Pan-genome orthologous group table
Whole genome alignment using NUCMER

Pan-genome curve

The Pan/Core-genome curves are calculated from Pan-genome Orthologous Groups (POGs) in the data sets.

The figure below shows the Pan/Core genome curve obtained from the results of Pan-genome analysis of 16 Vibrio cholerae genomes. The number of POGs (shown as boxplot) represents the distribution of values of the entire data set obtained by randomly selecting the amount of genomes on the X-axis, 100 times each.

  1. Blue boxplot and trend line shows the change in number of Pan-genome gene groups to the number of genomes.
  2. Green boxplots and trend line shows the change in number of Core-genome gene groups to the number of genomes.

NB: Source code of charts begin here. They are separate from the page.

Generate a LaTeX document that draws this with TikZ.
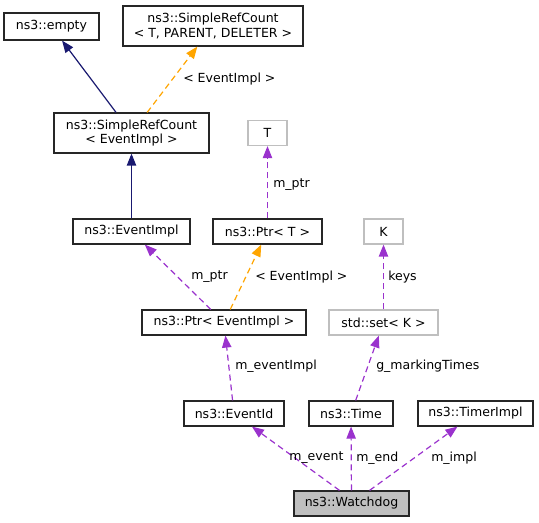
\documentclass[tikz,border=0pt]{standalone}
\usepackage{fontspec}
\setmainfont{DejaVu Sans}
\usetikzlibrary{arrows.meta}
\definecolor{navyedge}{HTML}{191970}
\definecolor{orangeedge}{HTML}{FFA500}
\definecolor{purpleedge}{HTML}{9A32CD}
\definecolor{lightframe}{HTML}{BFBFBF}
\begin{document}
\begin{tikzpicture}[
		x=0.75pt, y=-0.75pt,
		font=\fontsize{9.4}{11}\selectfont,
		cls/.style={draw=black!85, line width=0.9pt, inner sep=0pt, minimum height=18.75pt, align=center},
		tmpl/.style={cls, draw=lightframe},
		lbl/.style={anchor=west, inner sep=0pt},
		inherit/.style={draw=navyedge, line width=0.9pt, -{Triangle[length=9pt, width=7pt]}},
		instance/.style={draw=orangeedge, line width=0.9pt, dash pattern=on 4.5pt off 3pt, -{Triangle[length=9pt, width=7pt]}},
		member/.style={draw=purpleedge, line width=0.9pt, dash pattern=on 4.5pt off 3pt, -{Triangle[length=9pt, width=7pt]}}
		]
		\useasboundingbox (0,0) rectangle (539,523);
		\node (empty) [cls, minimum width=71.25pt, minimum height=20.25pt] at (51.5,26.5) {ns3::empty};
		\node (srcT) [cls, minimum width=135pt, minimum height=30pt] at (213,26) {ns3::SimpleRefCount\\< T, PARENT, DELETER >};
		\node (srcEv) [cls, minimum width=116.25pt, minimum height=30pt] at (131.5,133) {ns3::SimpleRefCount\\< EventImpl >};
		\node (T) [tmpl, minimum width=29.25pt] at (267.5,133) {T};
		\node (evImpl) [cls, minimum width=87.75pt] at (131.5,231.5) {ns3::EventImpl};
		\node (ptrT) [cls, minimum width=81.75pt] at (267.5,231.5) {ns3::Ptr< T >};
		\node (K) [tmpl, minimum width=29.25pt] at (383.5,231.5) {K};
		\node (ptrEv) [cls, minimum width=123pt] at (224,322.5) {ns3::Ptr< EventImpl >};
		\node (setK) [tmpl, minimum width=81.75pt] at (383.5,322.5) {std::set< K >};
		\node (evId) [cls, minimum width=75pt] at (234,413.5) {ns3::EventId};
		\node (time) [cls, minimum width=63pt] at (351,413.5) {ns3::Time};
		\node (timer) [cls, minimum width=86.25pt] at (475.5,413.5) {ns3::TimerImpl};
		\node (dog) [cls, fill=lightframe, minimum width=86.25pt] at (351.5,503.5) {ns3::Watchdog};
		% inheritance and template instances
		\draw[inherit] (srcEv) -- (empty);
		\draw[instance] (srcEv) -- (srcT);
		\draw[inherit] (evImpl) -- (srcEv);
		\draw[instance] (ptrEv) -- (ptrT);
		% members
		\draw[member] (ptrT) -- (T);
		\draw[member] (ptrEv) -- (evImpl);
		\draw[member] (setK) -- (K);
		\draw[member] (evId) -- (ptrEv);
		\draw[member] (time) -- (setK);
		\draw[member] ([xshift=-9pt]dog.north) -- (evId);
		\draw[member] (dog) -- (time);
		\draw[member] (dog) -- (timer);
		% edge labels
		\node (lSrc) [lbl] at (183,79) {< EventImpl >};
		\node (lPtrT) [lbl] at (273,185) {m\_ptr};
		\node (lPtrEv) [lbl] at (191,277) {m\_ptr};
		\node (lInst) [lbl] at (255,277) {< EventImpl >};
		\node (lKeys) [lbl] at (388,277) {keys};
		\node (lEvImpl) [lbl] at (235,366) {m\_eventImpl};
		\node (lTimes) [lbl] at (376,366) {g\_markingTimes};
		\node (lEvent) [lbl] at (289,458) {m\_event};
		\node (lEnd) [lbl] at (356,458) {m\_end};
		\node (lImpl) [lbl] at (431,458) {m\_impl};
	\end{tikzpicture}
\end{document}
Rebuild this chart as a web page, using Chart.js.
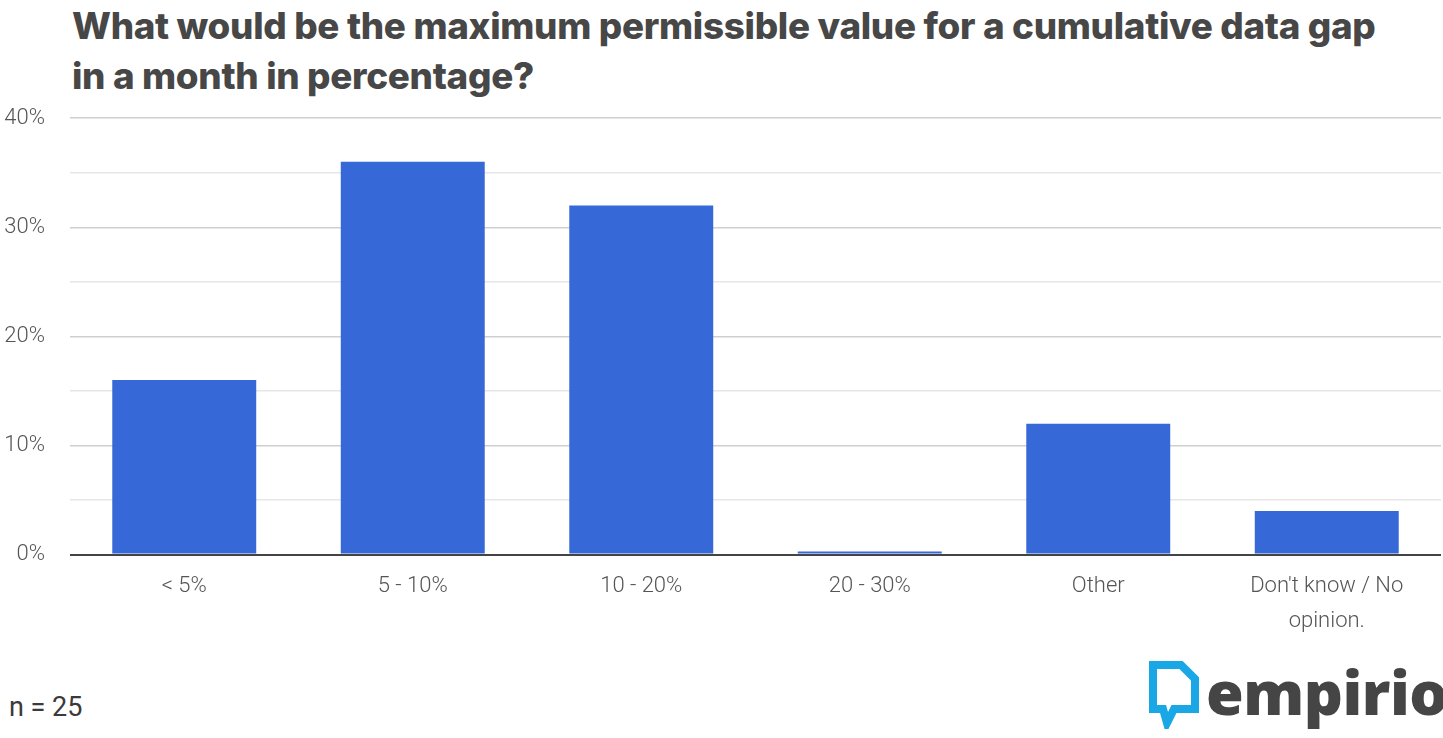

The Pan-genome curve (1) shows a positive correlation between the number of POGs and the number of genomes. In contrast, the Core-genome curve (2) shows a negative correlation where the number of POGs decreases as the number of genomes increases.

In the case of Core-genome, it can be calculated by using several different cutoff settings. The cutoff setting specifies the calculation of Core-genome by using genomes with certain genes that are above X% of the genomes in the entire data set. For example, Pan-genome analysis of 10 genomes with the cutoff setting at 100% results in  core-genome that includes only the genomes with all of the certain genes. If the cutoff setting is at 90%, 9 or more genomes among the 10 genomes that has all of the certain genes will be included in the core-genome.

The figure below shows the calculated plot curve with two different cutoffs for the POG number of Core-genome.

  1. Overall, you can see that the number of POG that belongs to the core-genome increases as the cutoff % gets smaller.